╭──
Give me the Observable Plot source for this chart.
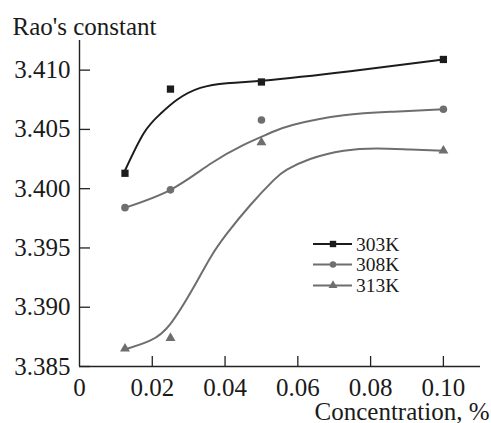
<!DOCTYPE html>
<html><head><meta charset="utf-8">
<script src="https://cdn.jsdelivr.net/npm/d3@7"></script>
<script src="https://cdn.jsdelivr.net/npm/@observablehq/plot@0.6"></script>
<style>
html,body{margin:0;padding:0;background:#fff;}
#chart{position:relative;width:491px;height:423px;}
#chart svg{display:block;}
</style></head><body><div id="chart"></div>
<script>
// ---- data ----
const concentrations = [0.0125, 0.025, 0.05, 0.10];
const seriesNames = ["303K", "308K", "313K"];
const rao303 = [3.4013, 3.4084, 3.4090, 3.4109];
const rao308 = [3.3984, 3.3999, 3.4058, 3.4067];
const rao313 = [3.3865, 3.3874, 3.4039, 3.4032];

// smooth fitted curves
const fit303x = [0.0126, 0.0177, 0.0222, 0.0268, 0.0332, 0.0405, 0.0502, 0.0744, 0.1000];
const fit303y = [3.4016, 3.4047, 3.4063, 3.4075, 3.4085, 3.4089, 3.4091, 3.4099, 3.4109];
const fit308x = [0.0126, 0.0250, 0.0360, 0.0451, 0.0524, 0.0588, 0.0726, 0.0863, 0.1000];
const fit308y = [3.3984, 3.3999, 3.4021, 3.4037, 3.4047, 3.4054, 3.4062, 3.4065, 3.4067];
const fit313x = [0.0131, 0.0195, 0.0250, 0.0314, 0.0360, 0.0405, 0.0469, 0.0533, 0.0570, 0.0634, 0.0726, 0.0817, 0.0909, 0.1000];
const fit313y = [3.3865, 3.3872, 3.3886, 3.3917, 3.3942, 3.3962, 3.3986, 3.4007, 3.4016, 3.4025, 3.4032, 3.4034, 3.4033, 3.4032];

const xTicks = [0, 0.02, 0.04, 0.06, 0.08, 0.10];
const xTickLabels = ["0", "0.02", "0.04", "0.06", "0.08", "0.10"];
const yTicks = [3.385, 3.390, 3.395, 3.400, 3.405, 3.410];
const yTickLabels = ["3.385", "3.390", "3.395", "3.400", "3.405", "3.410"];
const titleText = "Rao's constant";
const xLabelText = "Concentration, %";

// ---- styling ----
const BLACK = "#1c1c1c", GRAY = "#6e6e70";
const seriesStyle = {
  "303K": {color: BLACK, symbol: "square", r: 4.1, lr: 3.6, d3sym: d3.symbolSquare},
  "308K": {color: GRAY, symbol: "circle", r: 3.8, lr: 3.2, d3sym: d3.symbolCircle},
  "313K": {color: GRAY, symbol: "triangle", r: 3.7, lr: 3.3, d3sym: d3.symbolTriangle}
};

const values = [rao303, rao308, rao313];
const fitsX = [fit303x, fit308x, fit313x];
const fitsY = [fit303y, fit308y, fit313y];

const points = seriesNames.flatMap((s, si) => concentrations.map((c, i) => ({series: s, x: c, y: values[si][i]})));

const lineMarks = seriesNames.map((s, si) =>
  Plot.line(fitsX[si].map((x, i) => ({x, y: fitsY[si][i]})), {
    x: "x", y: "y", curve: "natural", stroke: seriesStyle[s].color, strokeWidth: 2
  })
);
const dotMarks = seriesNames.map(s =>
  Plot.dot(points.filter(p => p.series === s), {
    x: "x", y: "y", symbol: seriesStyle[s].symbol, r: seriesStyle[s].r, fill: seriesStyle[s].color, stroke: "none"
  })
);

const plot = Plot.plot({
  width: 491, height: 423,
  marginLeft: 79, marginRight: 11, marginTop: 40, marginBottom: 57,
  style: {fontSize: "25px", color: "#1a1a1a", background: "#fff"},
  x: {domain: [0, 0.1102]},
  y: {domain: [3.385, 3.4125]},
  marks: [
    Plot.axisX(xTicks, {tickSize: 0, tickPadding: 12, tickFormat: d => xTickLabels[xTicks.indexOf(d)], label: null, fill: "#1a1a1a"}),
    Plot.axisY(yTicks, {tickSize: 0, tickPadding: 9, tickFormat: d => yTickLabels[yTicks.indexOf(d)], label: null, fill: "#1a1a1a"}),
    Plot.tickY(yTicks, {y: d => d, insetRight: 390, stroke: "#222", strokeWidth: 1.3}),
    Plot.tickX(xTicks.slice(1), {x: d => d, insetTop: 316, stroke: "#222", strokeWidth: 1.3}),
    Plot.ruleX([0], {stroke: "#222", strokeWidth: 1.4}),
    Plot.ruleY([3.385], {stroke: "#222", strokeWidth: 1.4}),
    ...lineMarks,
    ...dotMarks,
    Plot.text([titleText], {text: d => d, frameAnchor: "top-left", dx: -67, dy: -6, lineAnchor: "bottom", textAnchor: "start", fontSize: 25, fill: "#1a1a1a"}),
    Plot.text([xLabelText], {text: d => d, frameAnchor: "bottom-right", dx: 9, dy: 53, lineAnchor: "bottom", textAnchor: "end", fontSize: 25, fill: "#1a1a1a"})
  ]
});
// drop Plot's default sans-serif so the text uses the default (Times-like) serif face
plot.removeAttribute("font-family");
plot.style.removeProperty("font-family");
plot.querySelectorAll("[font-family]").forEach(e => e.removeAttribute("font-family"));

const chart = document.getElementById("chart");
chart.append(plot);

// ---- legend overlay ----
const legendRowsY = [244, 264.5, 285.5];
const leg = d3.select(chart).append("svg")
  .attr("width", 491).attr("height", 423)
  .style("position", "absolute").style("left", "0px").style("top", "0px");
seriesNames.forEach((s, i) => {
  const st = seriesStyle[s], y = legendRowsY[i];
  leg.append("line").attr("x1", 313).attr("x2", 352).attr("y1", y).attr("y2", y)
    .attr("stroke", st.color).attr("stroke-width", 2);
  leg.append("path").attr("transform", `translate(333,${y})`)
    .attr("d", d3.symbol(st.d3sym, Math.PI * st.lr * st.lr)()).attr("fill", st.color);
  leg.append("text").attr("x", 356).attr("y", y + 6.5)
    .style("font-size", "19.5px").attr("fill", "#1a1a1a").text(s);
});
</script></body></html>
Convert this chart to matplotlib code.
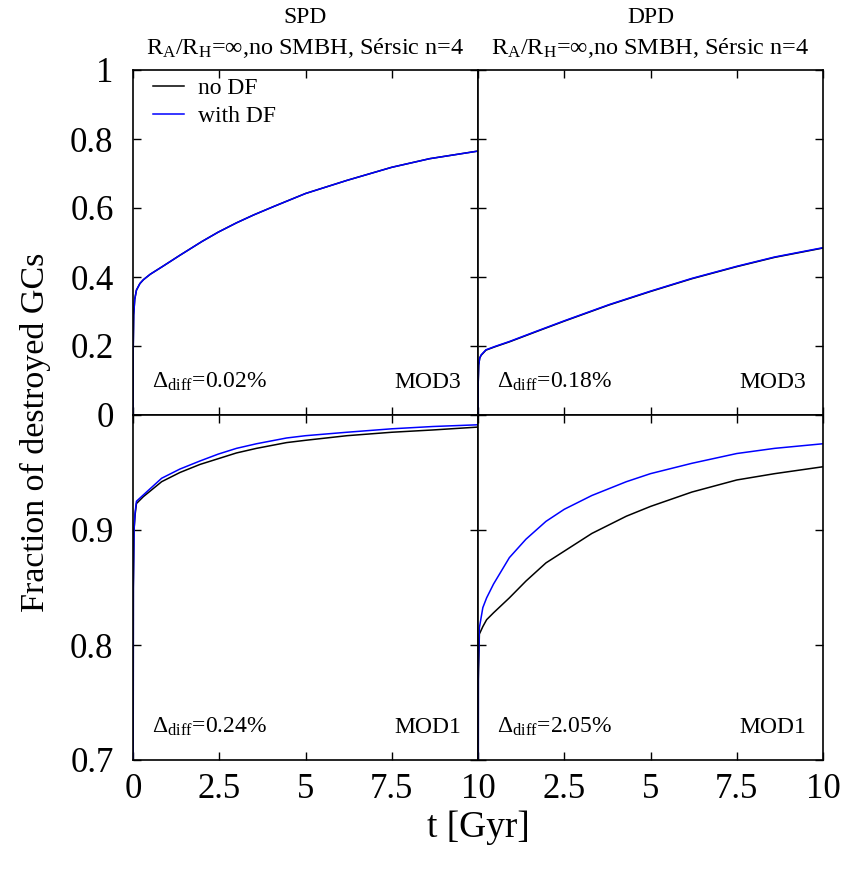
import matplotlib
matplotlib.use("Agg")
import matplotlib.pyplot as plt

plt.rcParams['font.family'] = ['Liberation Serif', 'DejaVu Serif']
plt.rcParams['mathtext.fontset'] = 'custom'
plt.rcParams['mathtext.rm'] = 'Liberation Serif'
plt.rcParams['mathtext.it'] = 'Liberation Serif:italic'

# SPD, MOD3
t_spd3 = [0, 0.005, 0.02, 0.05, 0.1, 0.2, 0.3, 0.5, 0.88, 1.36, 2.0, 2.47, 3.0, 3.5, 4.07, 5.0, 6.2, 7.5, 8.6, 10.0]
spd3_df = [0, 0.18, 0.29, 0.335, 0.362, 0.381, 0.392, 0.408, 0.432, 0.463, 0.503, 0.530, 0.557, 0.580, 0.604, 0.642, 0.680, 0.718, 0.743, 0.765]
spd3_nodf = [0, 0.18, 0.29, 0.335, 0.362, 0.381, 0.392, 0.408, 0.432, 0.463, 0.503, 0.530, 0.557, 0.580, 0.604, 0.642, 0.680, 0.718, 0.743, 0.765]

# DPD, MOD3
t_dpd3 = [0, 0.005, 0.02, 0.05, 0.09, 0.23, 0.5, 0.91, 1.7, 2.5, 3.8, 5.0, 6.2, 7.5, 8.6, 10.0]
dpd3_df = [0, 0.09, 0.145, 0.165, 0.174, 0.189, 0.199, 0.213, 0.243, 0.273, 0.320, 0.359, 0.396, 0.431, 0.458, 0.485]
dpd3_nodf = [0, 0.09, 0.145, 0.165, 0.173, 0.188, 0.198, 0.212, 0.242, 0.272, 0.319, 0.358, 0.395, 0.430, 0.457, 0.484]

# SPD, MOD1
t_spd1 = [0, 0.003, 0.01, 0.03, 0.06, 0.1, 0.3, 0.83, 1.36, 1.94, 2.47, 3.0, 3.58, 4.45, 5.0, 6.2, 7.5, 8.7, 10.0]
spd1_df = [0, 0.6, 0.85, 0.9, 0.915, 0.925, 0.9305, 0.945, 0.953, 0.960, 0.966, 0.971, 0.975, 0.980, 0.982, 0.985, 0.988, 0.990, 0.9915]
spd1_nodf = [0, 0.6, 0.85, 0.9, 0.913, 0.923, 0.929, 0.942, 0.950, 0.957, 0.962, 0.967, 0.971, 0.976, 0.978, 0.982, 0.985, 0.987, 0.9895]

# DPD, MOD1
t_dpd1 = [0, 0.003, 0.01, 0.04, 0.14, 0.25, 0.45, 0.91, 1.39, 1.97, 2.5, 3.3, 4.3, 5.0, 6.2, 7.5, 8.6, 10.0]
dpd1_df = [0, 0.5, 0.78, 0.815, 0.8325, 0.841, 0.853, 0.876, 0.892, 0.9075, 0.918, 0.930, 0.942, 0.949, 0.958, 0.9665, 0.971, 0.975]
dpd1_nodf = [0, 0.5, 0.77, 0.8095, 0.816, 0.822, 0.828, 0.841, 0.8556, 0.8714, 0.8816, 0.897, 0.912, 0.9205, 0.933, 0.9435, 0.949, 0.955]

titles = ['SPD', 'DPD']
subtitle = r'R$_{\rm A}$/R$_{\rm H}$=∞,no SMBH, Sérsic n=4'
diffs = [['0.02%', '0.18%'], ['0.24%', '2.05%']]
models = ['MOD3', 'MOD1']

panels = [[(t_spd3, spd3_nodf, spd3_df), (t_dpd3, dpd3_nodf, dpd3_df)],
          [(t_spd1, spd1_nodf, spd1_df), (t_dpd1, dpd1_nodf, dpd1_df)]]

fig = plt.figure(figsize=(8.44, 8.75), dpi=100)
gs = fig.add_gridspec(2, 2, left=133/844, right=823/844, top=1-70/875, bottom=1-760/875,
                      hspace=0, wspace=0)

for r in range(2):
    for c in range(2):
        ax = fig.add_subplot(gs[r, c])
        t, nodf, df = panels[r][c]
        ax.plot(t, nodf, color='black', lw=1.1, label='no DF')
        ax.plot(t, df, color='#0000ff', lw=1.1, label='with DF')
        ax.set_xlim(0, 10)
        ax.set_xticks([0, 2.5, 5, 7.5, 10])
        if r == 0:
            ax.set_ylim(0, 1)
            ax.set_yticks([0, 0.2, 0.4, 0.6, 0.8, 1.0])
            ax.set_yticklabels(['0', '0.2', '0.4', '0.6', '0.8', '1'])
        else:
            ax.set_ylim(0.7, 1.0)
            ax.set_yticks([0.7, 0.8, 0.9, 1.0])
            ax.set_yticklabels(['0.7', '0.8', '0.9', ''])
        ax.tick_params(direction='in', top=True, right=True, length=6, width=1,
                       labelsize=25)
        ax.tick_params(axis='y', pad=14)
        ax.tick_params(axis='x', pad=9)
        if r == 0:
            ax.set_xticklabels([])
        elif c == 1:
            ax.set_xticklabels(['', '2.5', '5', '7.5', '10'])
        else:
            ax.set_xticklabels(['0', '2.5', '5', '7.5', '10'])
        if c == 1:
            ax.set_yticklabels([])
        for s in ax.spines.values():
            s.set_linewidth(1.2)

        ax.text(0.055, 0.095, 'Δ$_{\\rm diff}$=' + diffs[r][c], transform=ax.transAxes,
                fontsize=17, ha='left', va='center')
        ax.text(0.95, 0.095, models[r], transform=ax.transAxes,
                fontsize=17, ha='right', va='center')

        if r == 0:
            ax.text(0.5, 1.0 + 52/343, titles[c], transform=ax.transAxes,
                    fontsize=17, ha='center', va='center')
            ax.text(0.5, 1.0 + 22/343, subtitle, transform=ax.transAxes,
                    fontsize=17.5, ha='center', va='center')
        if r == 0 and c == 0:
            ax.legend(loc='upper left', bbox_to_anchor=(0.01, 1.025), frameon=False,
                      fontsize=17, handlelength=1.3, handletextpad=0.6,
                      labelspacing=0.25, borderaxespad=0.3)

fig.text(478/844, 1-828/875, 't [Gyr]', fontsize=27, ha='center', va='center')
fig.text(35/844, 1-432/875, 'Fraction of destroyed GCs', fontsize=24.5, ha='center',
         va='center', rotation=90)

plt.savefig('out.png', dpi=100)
╰──
What is asked:
Give again, please, precisely the lines that begin the records and run through the line with "const rao313 = [3.3865, 3.3874, 3.4039, 3.4032];" in it, keeping both end lines and dropping any pictures.

Exercise result:
Give me the Observable Plot source for this chart.
<!DOCTYPE html>
<html><head><meta charset="utf-8">
<script src="https://cdn.jsdelivr.net/npm/d3@7"></script>
<script src="https://cdn.jsdelivr.net/npm/@observablehq/plot@0.6"></script>
<style>
html,body{margin:0;padding:0;background:#fff;}
#chart{position:relative;width:491px;height:423px;}
#chart svg{display:block;}
</style></head><body><div id="chart"></div>
<script>
// ---- data ----
const concentrations = [0.0125, 0.025, 0.05, 0.10];
const seriesNames = ["303K", "308K", "313K"];
const rao303 = [3.4013, 3.4084, 3.4090, 3.4109];
const rao308 = [3.3984, 3.3999, 3.4058, 3.4067];
const rao313 = [3.3865, 3.3874, 3.4039, 3.4032];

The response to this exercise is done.